Although GM crops are seen by their advocates as a key component of the future of world agriculture and as part of the solution for world poverty and hunger, their uptake has not been smooth nor universal: they have been marred by controversy and all too commonly their regulation has been challenged as inadequate, even biased.
This book aims to understand these dynamics, examining the impacts of GM crops in diverse contexts and their potentials to contribute to sustainable agricultural futures. Part 1 draws on research from three global 'rising powers' - Brazil, India and Mexico - exploring the views of scientists, farmers and publics. Using a diverse array of ethnographic and qualitative methodologies, the book examines the dynamics that have underpinned the controversy in three diverse geo-political contexts, the manner in which dominant institutional framings have been closely aligned with the interests of powerful elites, and the multiple ways in which these have been resisted through local, symbolic and material practices. Part 2 comprises a series of short comment pieces from 11 leading social and natural scientists responding to the question of how to develop a policy framework for the responsible innovation of sustainable, culturally appropriate and socially just agricultural GM technologies.

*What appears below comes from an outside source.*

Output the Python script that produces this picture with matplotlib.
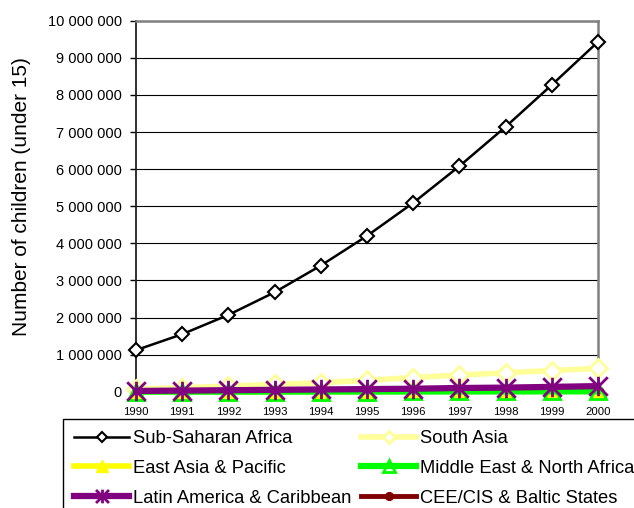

This innovative book offers new insights for researchers and postgraduates in Science and technology studies, Agro-ecology and Environmental Studies, Development studies, Anthropology, Human Geography, Sociology, Political Science, Public Administration, Latin American studies, and Asian studies.
About the Author: Phil Macnaghten is Professor of Technology and International Development at Wageningen University in the Netherlands. He was Professor of Geography at Durham University (UK), and Founder Director of Durham University's Institute of Hazard and Risk Research. He coordinated the GMFuturos research project.
Susana Carro-Ripalda is a social anthropologist, Honorary Research Fellow at Durham University, and currently Visiting Researcher at the Universidad del País Vasco, Spain. She was Senior Research Fellow and GMFuturos Project Manager in the Department of Anthropology at Durham University, and has lectured at the universities of Durham, Glasgow and Edinburgh.